### WRITTEN REQUEST
Make an exact copy of the lines, leaving the pictures out.
%%
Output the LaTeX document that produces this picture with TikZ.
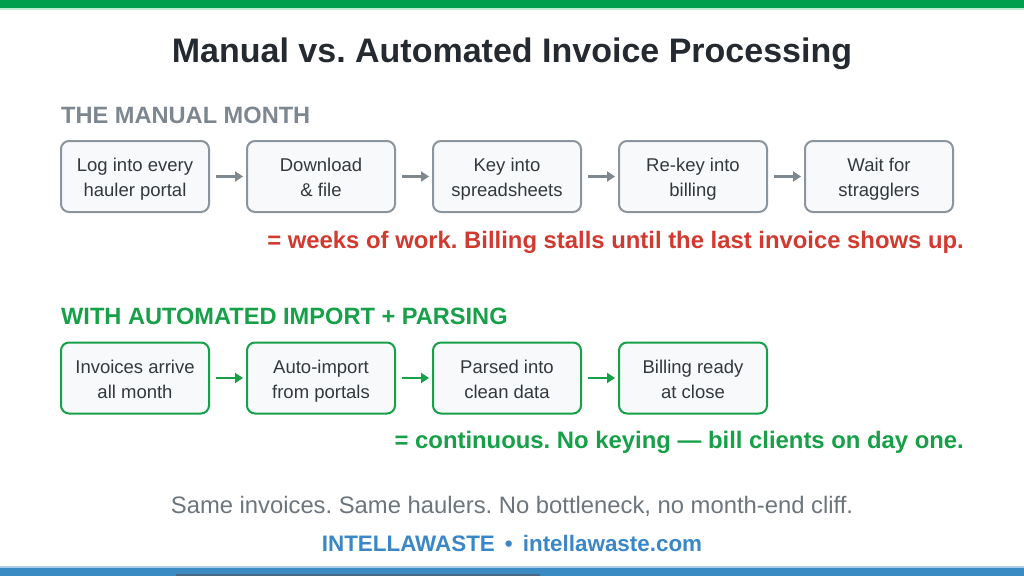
\documentclass[tikz,border=0pt]{standalone}
\usepackage{fontspec}
\setmainfont{Liberation Sans}
\frenchspacing
\usetikzlibrary{arrows.meta}
\definecolor{topgreen}{HTML}{009F4D}
\definecolor{lightgreen}{HTML}{BDEBD0}
\definecolor{botblue}{HTML}{3A8AC4}
\definecolor{lightblue}{HTML}{A9CBE6}
\definecolor{darkseg}{HTML}{4A6784}
\definecolor{titlecol}{HTML}{252A30}
\definecolor{headgray}{HTML}{7D8791}
\definecolor{boxgray}{HTML}{8C949C}
\definecolor{boxfill}{HTML}{F8F9FB}
\definecolor{textdark}{HTML}{33383D}
\definecolor{arrgray}{HTML}{7F878F}
\definecolor{green2}{HTML}{16A048}
\definecolor{redtxt}{HTML}{D23A30}
\definecolor{footgray}{HTML}{6C757D}
\definecolor{brandblue}{HTML}{3A87C8}
\tikzset{
  stepbox/.style={draw=boxgray, line width=2pt, fill=boxfill, rounded corners=8pt,
    minimum width=148pt, minimum height=71pt, align=center, font=\fontsize{18.5}{25}\selectfont,
    text=textdark, inner sep=0pt},
  autobox/.style={stepbox, draw=green2},
  grayarrow/.style={draw=arrgray, line width=2.8pt, -{Triangle[length=8pt,width=10pt]}},
  greenarrow/.style={draw=green2, line width=2.8pt, -{Triangle[length=8pt,width=10pt]}},
}
\newcommand{\twolines}[2]{\raisebox{-2.5pt}[\height][\depth]{\begin{tabular}{@{}c@{}}#1\\#2\end{tabular}}}
\begin{document}
\begin{tikzpicture}[x=1pt,y=-1pt]
\useasboundingbox (0,0) rectangle (1024,576);
\fill[white] (0,0) rectangle (1024,576);
% top bar
\fill[topgreen] (0,0) rectangle (1024,8);
\fill[lightgreen] (0,8) rectangle (1024,9.5);
% bottom bar
\fill[lightblue] (0,566) rectangle (1024,567.5);
\fill[botblue] (0,567.5) rectangle (1024,576);
\fill[darkseg] (176,574) rectangle (540,576);
% title
\node[font=\fontsize{34}{38}\selectfont\bfseries, text=titlecol] (title) at (512,54) {Manual vs. Automated Invoice Processing};
% manual section
\node[anchor=west, font=\fontsize{23.6}{27}\selectfont\bfseries, text=headgray, inner sep=0pt] (h1) at (61,115) {THE MANUAL MONTH};
\node[stepbox] (m1) at (135,176.5) {\twolines{Log into every}{hauler portal}};
\node[stepbox] (m2) at (321,176.5) {\twolines{Download}{\& file}};
\node[stepbox] (m3) at (507,176.5) {\twolines{Key into}{spreadsheets}};
\node[stepbox] (m4) at (693,176.5) {\twolines{Re-key into}{billing}};
\node[stepbox] (m5) at (879,176.5) {\twolines{Wait for}{stragglers}};
\draw[grayarrow] ([xshift=6pt]m1.east) -- ([xshift=-3pt]m2.west);
\draw[grayarrow] ([xshift=6pt]m2.east) -- ([xshift=-3pt]m3.west);
\draw[grayarrow] ([xshift=6pt]m3.east) -- ([xshift=-3pt]m4.west);
\draw[grayarrow] ([xshift=6pt]m4.east) -- ([xshift=-3pt]m5.west);
\node[anchor=east, font=\fontsize{23.85}{27}\selectfont\bfseries, text=redtxt, inner sep=0pt] (r1) at (964,242) {= weeks of work. Billing stalls until the last invoice shows up.};
% automated section
\node[anchor=west, font=\fontsize{23.6}{27}\selectfont\bfseries, text=green2, inner sep=0pt] (h2) at (61,316) {WITH AUTOMATED IMPORT + PARSING};
\node[autobox] (a1) at (135,378) {\twolines{Invoices arrive}{all month}};
\node[autobox] (a2) at (321,378) {\twolines{Auto-import}{from portals}};
\node[autobox] (a3) at (507,378) {\twolines{Parsed into}{clean data}};
\node[autobox] (a4) at (693,378) {\twolines{Billing ready}{at close}};
\draw[greenarrow] ([xshift=6pt]a1.east) -- ([xshift=-3pt]a2.west);
\draw[greenarrow] ([xshift=6pt]a2.east) -- ([xshift=-3pt]a3.west);
\draw[greenarrow] ([xshift=6pt]a3.east) -- ([xshift=-3pt]a4.west);
\node[anchor=east, font=\fontsize{23.85}{27}\selectfont\bfseries, text=green2, inner sep=0pt] (r2) at (964,442) {= continuous. No keying — bill clients on day one.};
% footer
\node[font=\fontsize{23.8}{27}\selectfont, text=footgray] (f1) at (512,506) {Same invoices. Same haulers. No bottleneck, no month-end cliff.};
\node[font=\fontsize{22.4}{26}\selectfont\bfseries, text=brandblue] (f2) at (512,543) {INTELLAWASTE\hspace{0.45em}•\hspace{0.45em}intellawaste.com};
\end{tikzpicture}
\end{document}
%%
### IN RESPONSE
Output the LaTeX document that produces this picture with TikZ.
\documentclass[tikz,border=0pt]{standalone}
\usepackage{fontspec}
\setmainfont{Liberation Sans}
\frenchspacing
\usetikzlibrary{arrows.meta}
\definecolor{topgreen}{HTML}{009F4D}
\definecolor{lightgreen}{HTML}{BDEBD0}
\definecolor{botblue}{HTML}{3A8AC4}
\definecolor{lightblue}{HTML}{A9CBE6}
\definecolor{darkseg}{HTML}{4A6784}
\definecolor{titlecol}{HTML}{252A30}
\definecolor{headgray}{HTML}{7D8791}
\definecolor{boxgray}{HTML}{8C949C}
\definecolor{boxfill}{HTML}{F8F9FB}
\definecolor{textdark}{HTML}{33383D}
\definecolor{arrgray}{HTML}{7F878F}
\definecolor{green2}{HTML}{16A048}
\definecolor{redtxt}{HTML}{D23A30}
\definecolor{footgray}{HTML}{6C757D}
\definecolor{brandblue}{HTML}{3A87C8}
\tikzset{
  stepbox/.style={draw=boxgray, line width=2pt, fill=boxfill, rounded corners=8pt,
    minimum width=148pt, minimum height=71pt, align=center, font=\fontsize{18.5}{25}\selectfont,
    text=textdark, inner sep=0pt},
  autobox/.style={stepbox, draw=green2},
  grayarrow/.style={draw=arrgray, line width=2.8pt, -{Triangle[length=8pt,width=10pt]}},
  greenarrow/.style={draw=green2, line width=2.8pt, -{Triangle[length=8pt,width=10pt]}},
}
\newcommand{\twolines}[2]{\raisebox{-2.5pt}[\height][\depth]{\begin{tabular}{@{}c@{}}#1\\#2\end{tabular}}}
\begin{document}
\begin{tikzpicture}[x=1pt,y=-1pt]
\useasboundingbox (0,0) rectangle (1024,576);
\fill[white] (0,0) rectangle (1024,576);
% top bar
\fill[topgreen] (0,0) rectangle (1024,8);
\fill[lightgreen] (0,8) rectangle (1024,9.5);
% bottom bar
\fill[lightblue] (0,566) rectangle (1024,567.5);
\fill[botblue] (0,567.5) rectangle (1024,576);
\fill[darkseg] (176,574) rectangle (540,576);
% title
\node[font=\fontsize{34}{38}\selectfont\bfseries, text=titlecol] (title) at (512,54) {Manual vs. Automated Invoice Processing};
% manual section
\node[anchor=west, font=\fontsize{23.6}{27}\selectfont\bfseries, text=headgray, inner sep=0pt] (h1) at (61,115) {THE MANUAL MONTH};
\node[stepbox] (m1) at (135,176.5) {\twolines{Log into every}{hauler portal}};
\node[stepbox] (m2) at (321,176.5) {\twolines{Download}{\& file}};
\node[stepbox] (m3) at (507,176.5) {\twolines{Key into}{spreadsheets}};
\node[stepbox] (m4) at (693,176.5) {\twolines{Re-key into}{billing}};
\node[stepbox] (m5) at (879,176.5) {\twolines{Wait for}{stragglers}};
\draw[grayarrow] ([xshift=6pt]m1.east) -- ([xshift=-3pt]m2.west);
\draw[grayarrow] ([xshift=6pt]m2.east) -- ([xshift=-3pt]m3.west);
\draw[grayarrow] ([xshift=6pt]m3.east) -- ([xshift=-3pt]m4.west);
\draw[grayarrow] ([xshift=6pt]m4.east) -- ([xshift=-3pt]m5.west);
\node[anchor=east, font=\fontsize{23.85}{27}\selectfont\bfseries, text=redtxt, inner sep=0pt] (r1) at (964,242) {= weeks of work. Billing stalls until the last invoice shows up.};
% automated section
\node[anchor=west, font=\fontsize{23.6}{27}\selectfont\bfseries, text=green2, inner sep=0pt] (h2) at (61,316) {WITH AUTOMATED IMPORT + PARSING};
\node[autobox] (a1) at (135,378) {\twolines{Invoices arrive}{all month}};
\node[autobox] (a2) at (321,378) {\twolines{Auto-import}{from portals}};
\node[autobox] (a3) at (507,378) {\twolines{Parsed into}{clean data}};
\node[autobox] (a4) at (693,378) {\twolines{Billing ready}{at close}};
\draw[greenarrow] ([xshift=6pt]a1.east) -- ([xshift=-3pt]a2.west);
\draw[greenarrow] ([xshift=6pt]a2.east) -- ([xshift=-3pt]a3.west);
\draw[greenarrow] ([xshift=6pt]a3.east) -- ([xshift=-3pt]a4.west);
\node[anchor=east, font=\fontsize{23.85}{27}\selectfont\bfseries, text=green2, inner sep=0pt] (r2) at (964,442) {= continuous. No keying — bill clients on day one.};
% footer
\node[font=\fontsize{23.8}{27}\selectfont, text=footgray] (f1) at (512,506) {Same invoices. Same haulers. No bottleneck, no month-end cliff.};
\node[font=\fontsize{22.4}{26}\selectfont\bfseries, text=brandblue] (f2) at (512,543) {INTELLAWASTE\hspace{0.45em}•\hspace{0.45em}intellawaste.com};
\end{tikzpicture}
\end{document}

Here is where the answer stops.